** PROBLEM TO WORK ON **
Return verbatim everything from the first line through the line that contains "80, 90, 100]", and stop there.

-- begin GIVEN MATERIAL --

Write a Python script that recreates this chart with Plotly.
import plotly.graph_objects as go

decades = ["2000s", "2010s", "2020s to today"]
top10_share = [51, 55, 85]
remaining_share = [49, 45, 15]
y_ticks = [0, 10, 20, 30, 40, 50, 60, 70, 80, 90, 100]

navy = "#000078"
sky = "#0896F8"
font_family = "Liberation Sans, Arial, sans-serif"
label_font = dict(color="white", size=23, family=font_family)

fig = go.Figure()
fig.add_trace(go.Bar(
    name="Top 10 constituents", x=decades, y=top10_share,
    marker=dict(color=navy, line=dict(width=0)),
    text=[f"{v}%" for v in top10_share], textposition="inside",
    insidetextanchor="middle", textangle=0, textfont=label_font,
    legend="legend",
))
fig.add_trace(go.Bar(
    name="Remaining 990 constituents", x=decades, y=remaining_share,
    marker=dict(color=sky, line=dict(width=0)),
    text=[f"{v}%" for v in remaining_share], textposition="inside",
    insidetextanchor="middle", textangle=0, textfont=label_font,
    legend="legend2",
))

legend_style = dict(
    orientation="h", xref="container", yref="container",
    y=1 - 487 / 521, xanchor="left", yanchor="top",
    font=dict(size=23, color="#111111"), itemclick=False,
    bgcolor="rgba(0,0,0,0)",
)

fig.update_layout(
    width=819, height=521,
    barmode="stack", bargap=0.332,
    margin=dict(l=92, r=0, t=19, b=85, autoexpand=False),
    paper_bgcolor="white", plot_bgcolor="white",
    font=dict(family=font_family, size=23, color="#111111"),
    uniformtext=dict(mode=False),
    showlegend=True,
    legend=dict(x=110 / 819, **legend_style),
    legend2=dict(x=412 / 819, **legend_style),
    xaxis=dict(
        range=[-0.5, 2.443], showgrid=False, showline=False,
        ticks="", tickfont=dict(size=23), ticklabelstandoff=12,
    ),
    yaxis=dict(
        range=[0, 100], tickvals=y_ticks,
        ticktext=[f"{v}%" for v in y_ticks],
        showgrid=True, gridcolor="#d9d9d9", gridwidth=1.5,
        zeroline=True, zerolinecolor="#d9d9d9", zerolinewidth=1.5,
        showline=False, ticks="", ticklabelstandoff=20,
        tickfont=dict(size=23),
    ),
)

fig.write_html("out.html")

-- end GIVEN MATERIAL --

** THE RESULT **
Write a Python script that recreates this chart with Plotly.
import plotly.graph_objects as go

decades = ["2000s", "2010s", "2020s to today"]
top10_share = [51, 55, 85]
remaining_share = [49, 45, 15]
y_ticks = [0, 10, 20, 30, 40, 50, 60, 70, 80, 90, 100]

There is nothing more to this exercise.